> Task description
Repeat, exactly and only, the lines from the beginning of the data through the line with "2.31, 2.55, 2.55]". Pictures are left out.

> Material provided
----
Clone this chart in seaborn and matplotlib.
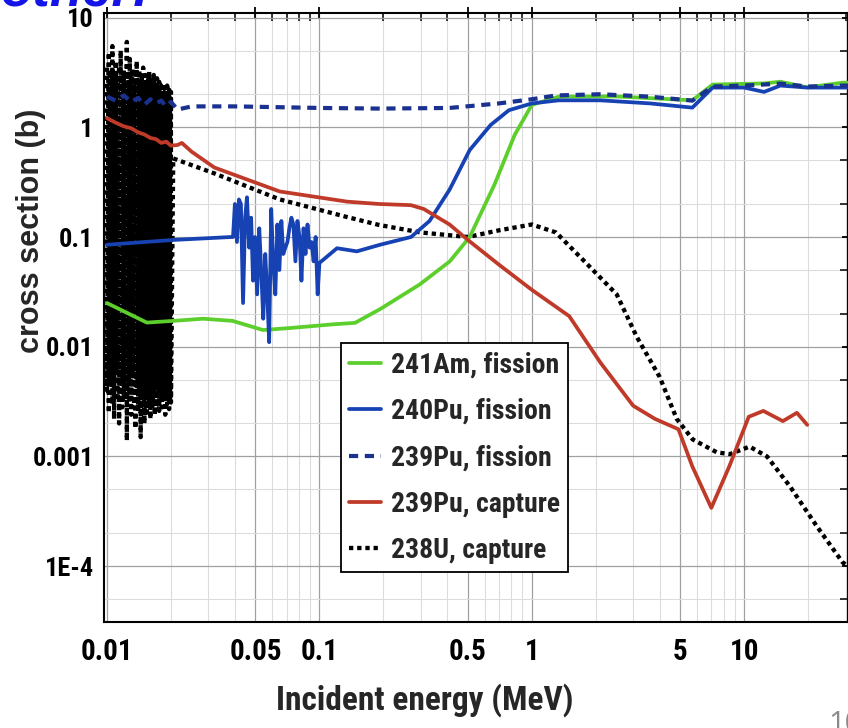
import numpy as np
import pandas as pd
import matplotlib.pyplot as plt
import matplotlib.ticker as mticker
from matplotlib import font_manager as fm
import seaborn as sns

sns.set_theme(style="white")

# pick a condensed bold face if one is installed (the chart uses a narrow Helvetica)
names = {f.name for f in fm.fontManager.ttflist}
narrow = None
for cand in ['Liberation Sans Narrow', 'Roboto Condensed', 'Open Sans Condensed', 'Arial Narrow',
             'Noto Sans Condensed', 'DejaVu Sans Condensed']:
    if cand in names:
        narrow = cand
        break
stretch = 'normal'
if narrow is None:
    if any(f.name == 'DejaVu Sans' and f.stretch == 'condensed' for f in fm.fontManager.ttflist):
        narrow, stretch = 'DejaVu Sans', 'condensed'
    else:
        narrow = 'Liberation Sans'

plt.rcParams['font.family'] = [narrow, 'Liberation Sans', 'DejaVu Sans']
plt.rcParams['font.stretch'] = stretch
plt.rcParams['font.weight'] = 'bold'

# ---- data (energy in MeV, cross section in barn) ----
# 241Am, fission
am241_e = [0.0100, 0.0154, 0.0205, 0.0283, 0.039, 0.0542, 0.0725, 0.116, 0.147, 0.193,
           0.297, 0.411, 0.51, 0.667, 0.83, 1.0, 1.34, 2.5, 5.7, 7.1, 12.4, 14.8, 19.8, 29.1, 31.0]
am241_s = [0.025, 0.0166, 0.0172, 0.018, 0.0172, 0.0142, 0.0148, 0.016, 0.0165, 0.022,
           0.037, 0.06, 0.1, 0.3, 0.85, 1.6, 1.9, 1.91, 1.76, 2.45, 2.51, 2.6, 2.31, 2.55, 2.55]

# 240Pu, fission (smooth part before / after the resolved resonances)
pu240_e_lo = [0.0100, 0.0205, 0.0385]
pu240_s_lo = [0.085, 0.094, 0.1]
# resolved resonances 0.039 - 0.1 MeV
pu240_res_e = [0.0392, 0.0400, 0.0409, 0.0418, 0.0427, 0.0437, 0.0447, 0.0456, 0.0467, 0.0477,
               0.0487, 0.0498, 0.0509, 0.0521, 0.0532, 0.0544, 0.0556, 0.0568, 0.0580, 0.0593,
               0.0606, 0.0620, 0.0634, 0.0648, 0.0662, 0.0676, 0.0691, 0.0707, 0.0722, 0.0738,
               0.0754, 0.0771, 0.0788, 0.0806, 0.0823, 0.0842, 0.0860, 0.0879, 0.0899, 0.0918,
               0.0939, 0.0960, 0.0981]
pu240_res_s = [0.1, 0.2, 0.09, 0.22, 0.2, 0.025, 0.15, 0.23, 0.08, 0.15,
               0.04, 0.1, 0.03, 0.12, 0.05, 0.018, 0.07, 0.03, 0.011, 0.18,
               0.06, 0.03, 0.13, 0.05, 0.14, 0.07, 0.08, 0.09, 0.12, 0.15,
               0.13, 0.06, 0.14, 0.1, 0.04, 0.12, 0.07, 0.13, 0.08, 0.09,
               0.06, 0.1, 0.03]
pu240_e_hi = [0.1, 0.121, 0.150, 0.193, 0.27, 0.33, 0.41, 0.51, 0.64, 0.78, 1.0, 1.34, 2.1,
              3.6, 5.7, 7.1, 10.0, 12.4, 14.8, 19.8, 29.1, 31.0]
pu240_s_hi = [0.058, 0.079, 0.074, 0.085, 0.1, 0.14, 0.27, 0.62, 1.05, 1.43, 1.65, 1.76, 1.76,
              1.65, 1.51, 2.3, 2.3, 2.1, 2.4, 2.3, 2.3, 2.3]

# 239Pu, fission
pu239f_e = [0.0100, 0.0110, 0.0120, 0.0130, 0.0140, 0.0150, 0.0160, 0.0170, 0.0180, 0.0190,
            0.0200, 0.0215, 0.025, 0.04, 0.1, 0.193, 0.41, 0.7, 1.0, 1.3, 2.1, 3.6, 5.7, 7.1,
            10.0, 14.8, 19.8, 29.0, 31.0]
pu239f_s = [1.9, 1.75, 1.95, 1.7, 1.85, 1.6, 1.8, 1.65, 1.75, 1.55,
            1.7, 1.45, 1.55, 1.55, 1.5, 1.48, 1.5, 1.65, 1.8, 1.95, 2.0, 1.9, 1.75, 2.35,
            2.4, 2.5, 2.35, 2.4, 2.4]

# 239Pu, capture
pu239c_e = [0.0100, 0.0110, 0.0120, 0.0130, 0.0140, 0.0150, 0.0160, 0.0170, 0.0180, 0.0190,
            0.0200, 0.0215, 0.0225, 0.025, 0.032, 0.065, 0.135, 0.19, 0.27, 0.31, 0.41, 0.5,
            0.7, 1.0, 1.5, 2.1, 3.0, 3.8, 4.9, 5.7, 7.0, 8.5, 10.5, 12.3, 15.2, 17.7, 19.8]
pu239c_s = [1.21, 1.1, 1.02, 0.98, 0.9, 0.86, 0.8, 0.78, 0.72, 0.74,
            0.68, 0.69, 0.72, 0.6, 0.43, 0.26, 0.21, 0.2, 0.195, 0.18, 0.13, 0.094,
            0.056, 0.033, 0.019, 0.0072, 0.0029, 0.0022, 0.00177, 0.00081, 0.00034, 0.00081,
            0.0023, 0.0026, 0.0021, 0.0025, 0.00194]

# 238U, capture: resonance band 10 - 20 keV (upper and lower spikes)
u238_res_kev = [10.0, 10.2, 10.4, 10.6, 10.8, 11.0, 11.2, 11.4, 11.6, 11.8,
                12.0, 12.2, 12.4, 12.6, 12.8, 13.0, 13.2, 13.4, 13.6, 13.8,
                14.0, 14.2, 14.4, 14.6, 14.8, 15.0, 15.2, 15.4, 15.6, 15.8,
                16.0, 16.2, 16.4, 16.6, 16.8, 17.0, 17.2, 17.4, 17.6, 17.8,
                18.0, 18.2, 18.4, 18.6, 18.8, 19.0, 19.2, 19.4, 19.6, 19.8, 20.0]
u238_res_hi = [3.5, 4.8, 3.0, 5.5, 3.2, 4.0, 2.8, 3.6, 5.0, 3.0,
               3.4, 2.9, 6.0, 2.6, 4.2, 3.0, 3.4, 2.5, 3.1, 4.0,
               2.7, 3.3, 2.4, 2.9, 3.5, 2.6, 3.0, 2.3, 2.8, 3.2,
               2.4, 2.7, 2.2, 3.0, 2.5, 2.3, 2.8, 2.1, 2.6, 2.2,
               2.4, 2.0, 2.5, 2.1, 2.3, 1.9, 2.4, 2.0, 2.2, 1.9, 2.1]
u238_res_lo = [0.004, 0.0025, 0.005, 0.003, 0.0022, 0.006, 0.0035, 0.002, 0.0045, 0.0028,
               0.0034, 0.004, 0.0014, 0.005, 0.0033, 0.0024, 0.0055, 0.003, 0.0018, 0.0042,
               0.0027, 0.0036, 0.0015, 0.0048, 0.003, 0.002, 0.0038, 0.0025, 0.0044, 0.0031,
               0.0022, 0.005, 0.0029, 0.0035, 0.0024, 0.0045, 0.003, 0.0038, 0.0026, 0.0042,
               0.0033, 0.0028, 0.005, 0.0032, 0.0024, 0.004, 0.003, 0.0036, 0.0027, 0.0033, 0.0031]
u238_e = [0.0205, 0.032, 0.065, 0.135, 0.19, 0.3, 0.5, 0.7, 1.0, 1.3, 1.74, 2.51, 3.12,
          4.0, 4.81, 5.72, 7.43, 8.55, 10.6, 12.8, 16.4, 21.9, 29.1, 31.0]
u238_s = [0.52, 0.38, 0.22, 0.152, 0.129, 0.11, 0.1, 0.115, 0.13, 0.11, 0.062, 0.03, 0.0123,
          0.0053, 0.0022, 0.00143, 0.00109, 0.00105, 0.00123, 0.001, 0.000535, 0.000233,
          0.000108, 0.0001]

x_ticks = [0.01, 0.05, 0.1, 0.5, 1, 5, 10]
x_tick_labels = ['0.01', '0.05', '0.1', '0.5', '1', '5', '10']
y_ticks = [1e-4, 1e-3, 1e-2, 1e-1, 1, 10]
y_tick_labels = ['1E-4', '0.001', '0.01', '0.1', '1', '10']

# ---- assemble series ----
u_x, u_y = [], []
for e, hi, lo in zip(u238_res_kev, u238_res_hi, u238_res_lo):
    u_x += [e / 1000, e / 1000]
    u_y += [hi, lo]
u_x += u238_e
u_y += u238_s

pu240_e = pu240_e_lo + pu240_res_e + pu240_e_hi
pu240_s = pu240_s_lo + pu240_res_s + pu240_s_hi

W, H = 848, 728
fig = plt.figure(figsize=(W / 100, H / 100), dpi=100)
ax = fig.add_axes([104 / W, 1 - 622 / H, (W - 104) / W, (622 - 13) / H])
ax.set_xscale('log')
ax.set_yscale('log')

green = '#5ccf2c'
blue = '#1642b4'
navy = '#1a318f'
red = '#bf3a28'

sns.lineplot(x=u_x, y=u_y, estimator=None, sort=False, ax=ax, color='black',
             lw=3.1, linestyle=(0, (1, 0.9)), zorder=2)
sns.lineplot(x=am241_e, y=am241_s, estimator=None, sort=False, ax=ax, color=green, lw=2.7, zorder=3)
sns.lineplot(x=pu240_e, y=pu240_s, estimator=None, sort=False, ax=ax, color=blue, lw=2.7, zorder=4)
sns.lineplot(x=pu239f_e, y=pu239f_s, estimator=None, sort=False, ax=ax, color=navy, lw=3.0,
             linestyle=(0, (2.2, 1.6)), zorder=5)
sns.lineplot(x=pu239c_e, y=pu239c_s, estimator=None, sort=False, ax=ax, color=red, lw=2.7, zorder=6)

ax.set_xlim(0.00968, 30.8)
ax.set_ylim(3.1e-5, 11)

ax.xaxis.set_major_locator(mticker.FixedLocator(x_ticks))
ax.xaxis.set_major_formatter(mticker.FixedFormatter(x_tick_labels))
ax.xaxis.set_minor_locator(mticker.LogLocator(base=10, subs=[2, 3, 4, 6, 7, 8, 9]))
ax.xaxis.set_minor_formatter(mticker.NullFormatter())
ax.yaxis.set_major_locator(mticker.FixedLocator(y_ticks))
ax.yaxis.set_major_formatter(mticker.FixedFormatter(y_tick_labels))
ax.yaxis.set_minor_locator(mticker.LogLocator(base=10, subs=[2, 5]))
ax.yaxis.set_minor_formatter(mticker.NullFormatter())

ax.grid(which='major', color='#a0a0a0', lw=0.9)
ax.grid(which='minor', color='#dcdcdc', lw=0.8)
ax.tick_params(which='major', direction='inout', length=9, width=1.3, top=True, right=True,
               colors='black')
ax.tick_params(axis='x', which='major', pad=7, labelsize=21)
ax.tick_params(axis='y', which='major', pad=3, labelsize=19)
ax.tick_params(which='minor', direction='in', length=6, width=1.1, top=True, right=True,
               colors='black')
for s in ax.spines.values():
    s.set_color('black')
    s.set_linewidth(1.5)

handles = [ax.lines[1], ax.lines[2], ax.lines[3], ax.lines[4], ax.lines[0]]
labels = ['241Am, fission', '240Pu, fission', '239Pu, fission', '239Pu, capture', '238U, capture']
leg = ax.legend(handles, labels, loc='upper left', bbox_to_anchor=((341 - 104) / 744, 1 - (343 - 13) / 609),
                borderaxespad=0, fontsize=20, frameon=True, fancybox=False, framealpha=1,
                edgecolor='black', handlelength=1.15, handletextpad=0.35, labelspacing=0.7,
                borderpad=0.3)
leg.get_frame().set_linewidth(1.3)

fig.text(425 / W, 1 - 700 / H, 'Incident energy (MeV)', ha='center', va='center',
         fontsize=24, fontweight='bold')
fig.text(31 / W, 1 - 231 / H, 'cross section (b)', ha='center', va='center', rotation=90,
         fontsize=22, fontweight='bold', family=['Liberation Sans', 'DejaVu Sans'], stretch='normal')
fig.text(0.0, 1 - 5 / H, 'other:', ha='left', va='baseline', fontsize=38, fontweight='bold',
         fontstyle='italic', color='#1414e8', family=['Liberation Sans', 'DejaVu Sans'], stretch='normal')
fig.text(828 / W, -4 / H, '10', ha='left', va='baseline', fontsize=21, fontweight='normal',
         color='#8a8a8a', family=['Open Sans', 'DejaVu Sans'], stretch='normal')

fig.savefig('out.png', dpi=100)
----
> Answer below
Clone this chart in seaborn and matplotlib.
import numpy as np
import pandas as pd
import matplotlib.pyplot as plt
import matplotlib.ticker as mticker
from matplotlib import font_manager as fm
import seaborn as sns

sns.set_theme(style="white")

# pick a condensed bold face if one is installed (the chart uses a narrow Helvetica)
names = {f.name for f in fm.fontManager.ttflist}
narrow = None
for cand in ['Liberation Sans Narrow', 'Roboto Condensed', 'Open Sans Condensed', 'Arial Narrow',
             'Noto Sans Condensed', 'DejaVu Sans Condensed']:
    if cand in names:
        narrow = cand
        break
stretch = 'normal'
if narrow is None:
    if any(f.name == 'DejaVu Sans' and f.stretch == 'condensed' for f in fm.fontManager.ttflist):
        narrow, stretch = 'DejaVu Sans', 'condensed'
    else:
        narrow = 'Liberation Sans'

plt.rcParams['font.family'] = [narrow, 'Liberation Sans', 'DejaVu Sans']
plt.rcParams['font.stretch'] = stretch
plt.rcParams['font.weight'] = 'bold'

# ---- data (energy in MeV, cross section in barn) ----
# 241Am, fission
am241_e = [0.0100, 0.0154, 0.0205, 0.0283, 0.039, 0.0542, 0.0725, 0.116, 0.147, 0.193,
           0.297, 0.411, 0.51, 0.667, 0.83, 1.0, 1.34, 2.5, 5.7, 7.1, 12.4, 14.8, 19.8, 29.1, 31.0]
am241_s = [0.025, 0.0166, 0.0172, 0.018, 0.0172, 0.0142, 0.0148, 0.016, 0.0165, 0.022,
           0.037, 0.06, 0.1, 0.3, 0.85, 1.6, 1.9, 1.91, 1.76, 2.45, 2.51, 2.6, 2.31, 2.55, 2.55]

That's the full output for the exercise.